Problem ▸ Provide again, from the entries below, every line from the one containing "Reproduce this chart" through the one containing "const ref = useRef<HTMLCanvasElement", exactly as written, and no other line.

Input ▸
# # # #
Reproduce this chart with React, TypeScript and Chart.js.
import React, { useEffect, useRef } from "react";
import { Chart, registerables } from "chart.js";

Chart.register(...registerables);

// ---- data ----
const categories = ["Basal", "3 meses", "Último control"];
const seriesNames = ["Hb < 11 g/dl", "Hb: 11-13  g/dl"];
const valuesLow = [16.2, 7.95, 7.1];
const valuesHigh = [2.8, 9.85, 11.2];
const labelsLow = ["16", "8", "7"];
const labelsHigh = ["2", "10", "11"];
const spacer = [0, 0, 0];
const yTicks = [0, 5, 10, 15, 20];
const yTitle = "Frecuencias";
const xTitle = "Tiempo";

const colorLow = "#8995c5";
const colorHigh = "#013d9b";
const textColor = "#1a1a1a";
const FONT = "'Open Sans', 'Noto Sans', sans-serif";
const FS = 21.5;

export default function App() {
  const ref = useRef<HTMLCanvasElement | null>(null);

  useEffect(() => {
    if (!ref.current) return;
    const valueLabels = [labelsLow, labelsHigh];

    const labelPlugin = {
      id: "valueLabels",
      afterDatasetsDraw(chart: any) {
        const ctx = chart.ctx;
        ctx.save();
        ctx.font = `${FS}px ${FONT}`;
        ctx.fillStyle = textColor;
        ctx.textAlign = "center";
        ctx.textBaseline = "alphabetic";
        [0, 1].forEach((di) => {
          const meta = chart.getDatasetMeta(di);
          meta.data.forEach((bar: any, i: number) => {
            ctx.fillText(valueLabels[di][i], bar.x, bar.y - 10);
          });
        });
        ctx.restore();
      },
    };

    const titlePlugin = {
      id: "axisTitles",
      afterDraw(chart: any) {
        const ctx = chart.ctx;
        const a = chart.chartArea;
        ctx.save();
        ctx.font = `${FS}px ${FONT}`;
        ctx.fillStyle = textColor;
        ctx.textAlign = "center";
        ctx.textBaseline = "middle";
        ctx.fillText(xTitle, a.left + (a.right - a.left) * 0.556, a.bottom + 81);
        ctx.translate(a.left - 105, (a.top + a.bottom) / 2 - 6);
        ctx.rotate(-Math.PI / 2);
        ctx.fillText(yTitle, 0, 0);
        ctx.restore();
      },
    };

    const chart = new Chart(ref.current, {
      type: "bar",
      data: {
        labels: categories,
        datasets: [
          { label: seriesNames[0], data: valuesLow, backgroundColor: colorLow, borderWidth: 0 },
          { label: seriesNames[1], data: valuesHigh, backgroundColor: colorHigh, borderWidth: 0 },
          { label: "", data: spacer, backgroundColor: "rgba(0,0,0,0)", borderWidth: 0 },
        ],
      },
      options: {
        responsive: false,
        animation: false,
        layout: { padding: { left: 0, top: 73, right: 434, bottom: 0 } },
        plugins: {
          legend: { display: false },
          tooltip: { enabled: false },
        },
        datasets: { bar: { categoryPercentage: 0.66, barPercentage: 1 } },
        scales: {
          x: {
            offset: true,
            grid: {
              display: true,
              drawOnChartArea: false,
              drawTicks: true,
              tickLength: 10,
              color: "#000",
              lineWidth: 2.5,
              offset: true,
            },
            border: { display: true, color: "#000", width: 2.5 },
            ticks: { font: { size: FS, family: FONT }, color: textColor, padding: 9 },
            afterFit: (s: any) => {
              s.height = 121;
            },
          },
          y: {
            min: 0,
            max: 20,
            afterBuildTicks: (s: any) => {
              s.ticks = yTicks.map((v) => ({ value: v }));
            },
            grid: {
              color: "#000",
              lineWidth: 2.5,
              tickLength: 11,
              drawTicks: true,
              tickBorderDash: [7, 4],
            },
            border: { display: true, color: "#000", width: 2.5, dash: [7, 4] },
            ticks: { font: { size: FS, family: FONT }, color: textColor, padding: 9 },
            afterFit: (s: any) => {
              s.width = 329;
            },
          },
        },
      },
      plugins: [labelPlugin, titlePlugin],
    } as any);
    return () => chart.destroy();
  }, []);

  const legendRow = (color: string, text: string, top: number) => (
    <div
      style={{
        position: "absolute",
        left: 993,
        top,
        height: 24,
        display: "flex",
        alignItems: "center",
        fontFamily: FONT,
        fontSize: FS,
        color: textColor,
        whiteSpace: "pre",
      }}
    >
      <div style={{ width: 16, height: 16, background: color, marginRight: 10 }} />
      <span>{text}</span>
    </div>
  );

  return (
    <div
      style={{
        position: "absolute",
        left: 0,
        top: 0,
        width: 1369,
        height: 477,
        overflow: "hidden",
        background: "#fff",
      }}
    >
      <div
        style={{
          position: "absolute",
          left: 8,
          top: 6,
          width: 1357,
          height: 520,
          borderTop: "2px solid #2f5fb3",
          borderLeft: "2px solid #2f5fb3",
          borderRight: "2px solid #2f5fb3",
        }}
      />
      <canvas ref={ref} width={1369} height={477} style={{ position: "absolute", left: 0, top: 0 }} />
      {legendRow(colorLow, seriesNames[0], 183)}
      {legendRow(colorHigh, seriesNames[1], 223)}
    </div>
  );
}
# # # #
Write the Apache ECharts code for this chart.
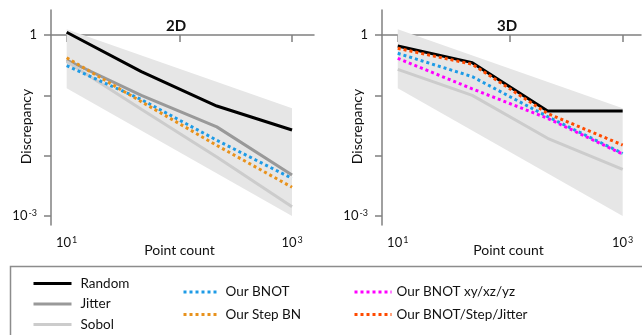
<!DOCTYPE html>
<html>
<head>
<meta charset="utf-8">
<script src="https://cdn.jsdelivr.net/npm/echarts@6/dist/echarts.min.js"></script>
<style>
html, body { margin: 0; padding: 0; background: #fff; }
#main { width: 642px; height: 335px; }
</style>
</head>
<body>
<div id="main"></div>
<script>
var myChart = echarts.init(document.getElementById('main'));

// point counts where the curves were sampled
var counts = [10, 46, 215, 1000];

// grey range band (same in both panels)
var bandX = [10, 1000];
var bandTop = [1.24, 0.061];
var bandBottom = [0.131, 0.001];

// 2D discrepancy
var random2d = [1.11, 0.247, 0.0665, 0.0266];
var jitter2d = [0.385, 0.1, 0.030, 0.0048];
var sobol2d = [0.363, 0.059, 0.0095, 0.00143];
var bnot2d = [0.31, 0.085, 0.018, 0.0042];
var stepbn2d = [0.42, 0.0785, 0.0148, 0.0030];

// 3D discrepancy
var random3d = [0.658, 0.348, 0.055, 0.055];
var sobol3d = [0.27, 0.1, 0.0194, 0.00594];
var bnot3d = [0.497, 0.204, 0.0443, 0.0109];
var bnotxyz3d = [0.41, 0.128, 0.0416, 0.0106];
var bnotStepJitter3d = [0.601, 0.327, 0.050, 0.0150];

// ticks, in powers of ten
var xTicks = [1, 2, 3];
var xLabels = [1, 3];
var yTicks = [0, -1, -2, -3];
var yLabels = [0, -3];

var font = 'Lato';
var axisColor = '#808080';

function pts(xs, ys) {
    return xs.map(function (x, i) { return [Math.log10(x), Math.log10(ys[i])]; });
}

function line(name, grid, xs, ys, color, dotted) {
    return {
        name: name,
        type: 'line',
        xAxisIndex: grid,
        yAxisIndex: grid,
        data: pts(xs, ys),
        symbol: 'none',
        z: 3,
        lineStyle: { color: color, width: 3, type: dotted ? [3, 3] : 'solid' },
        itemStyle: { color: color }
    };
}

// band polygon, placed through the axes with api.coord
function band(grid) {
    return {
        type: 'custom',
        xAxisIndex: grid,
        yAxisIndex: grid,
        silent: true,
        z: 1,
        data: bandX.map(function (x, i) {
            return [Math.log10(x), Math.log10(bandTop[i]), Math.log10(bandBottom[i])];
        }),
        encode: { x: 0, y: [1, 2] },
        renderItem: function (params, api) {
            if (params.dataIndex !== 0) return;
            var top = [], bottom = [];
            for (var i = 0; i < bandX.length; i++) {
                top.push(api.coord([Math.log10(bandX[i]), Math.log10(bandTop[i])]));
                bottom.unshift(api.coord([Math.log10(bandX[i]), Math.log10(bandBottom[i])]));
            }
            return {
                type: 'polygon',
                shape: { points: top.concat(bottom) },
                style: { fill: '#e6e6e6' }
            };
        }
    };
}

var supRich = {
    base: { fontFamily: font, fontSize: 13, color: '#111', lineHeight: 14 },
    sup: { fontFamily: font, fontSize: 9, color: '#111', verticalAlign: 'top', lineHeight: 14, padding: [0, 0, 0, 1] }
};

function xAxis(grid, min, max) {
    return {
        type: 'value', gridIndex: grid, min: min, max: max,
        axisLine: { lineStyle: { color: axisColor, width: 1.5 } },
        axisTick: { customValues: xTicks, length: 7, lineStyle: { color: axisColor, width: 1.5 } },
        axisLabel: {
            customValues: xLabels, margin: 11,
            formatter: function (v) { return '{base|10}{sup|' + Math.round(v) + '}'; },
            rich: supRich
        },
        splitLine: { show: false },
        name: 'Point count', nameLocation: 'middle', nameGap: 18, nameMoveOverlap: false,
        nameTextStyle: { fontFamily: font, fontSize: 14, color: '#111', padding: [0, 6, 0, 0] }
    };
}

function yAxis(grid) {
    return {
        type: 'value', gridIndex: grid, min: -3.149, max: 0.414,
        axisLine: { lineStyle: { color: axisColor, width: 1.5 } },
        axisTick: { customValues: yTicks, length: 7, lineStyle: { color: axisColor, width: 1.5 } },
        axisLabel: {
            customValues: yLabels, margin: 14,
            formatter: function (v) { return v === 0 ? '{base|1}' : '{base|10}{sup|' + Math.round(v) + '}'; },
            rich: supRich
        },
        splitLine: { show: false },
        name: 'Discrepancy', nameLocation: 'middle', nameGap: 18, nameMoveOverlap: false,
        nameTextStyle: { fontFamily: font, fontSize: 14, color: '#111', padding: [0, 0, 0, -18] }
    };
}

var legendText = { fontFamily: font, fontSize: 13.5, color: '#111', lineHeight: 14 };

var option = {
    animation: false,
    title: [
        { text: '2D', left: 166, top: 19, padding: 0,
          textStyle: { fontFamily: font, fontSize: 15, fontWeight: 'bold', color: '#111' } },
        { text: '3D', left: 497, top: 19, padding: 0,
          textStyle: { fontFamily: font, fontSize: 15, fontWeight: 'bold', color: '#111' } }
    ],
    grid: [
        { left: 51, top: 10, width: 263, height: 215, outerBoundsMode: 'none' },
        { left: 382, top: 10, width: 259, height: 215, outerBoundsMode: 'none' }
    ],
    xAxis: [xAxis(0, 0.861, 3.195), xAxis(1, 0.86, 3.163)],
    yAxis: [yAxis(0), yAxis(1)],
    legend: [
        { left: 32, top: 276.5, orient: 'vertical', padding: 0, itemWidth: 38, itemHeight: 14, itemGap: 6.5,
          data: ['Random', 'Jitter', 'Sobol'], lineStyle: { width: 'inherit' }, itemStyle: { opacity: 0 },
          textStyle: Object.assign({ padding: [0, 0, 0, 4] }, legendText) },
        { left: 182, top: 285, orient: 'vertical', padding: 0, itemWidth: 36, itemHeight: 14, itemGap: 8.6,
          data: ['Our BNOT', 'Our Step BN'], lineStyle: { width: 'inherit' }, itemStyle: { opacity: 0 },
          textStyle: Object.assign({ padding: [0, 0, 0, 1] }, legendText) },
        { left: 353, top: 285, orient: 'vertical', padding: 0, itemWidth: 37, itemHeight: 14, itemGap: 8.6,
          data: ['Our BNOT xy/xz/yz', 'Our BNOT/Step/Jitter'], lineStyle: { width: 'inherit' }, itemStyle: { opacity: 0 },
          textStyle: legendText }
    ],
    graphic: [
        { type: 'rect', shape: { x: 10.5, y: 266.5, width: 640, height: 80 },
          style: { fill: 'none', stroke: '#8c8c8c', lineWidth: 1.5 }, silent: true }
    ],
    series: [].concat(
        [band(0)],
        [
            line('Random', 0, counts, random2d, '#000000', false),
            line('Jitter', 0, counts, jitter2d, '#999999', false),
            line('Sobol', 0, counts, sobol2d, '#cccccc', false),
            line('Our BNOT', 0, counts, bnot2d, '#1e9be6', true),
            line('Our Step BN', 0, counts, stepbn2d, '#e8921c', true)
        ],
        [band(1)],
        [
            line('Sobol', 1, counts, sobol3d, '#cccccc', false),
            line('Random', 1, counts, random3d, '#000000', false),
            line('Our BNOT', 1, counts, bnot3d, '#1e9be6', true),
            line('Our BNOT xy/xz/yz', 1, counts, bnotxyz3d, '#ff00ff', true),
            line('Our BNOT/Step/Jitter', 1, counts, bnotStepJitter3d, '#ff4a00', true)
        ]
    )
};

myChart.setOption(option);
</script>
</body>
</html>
# # # #
Complete output ▸
Reproduce this chart with React, TypeScript and Chart.js.
import React, { useEffect, useRef } from "react";
import { Chart, registerables } from "chart.js";

Chart.register(...registerables);

// ---- data ----
const categories = ["Basal", "3 meses", "Último control"];
const seriesNames = ["Hb < 11 g/dl", "Hb: 11-13  g/dl"];
const valuesLow = [16.2, 7.95, 7.1];
const valuesHigh = [2.8, 9.85, 11.2];
const labelsLow = ["16", "8", "7"];
const labelsHigh = ["2", "10", "11"];
const spacer = [0, 0, 0];
const yTicks = [0, 5, 10, 15, 20];
const yTitle = "Frecuencias";
const xTitle = "Tiempo";

const colorLow = "#8995c5";
const colorHigh = "#013d9b";
const textColor = "#1a1a1a";
const FONT = "'Open Sans', 'Noto Sans', sans-serif";
const FS = 21.5;

export default function App() {
  const ref = useRef<HTMLCanvasElement | null>(null);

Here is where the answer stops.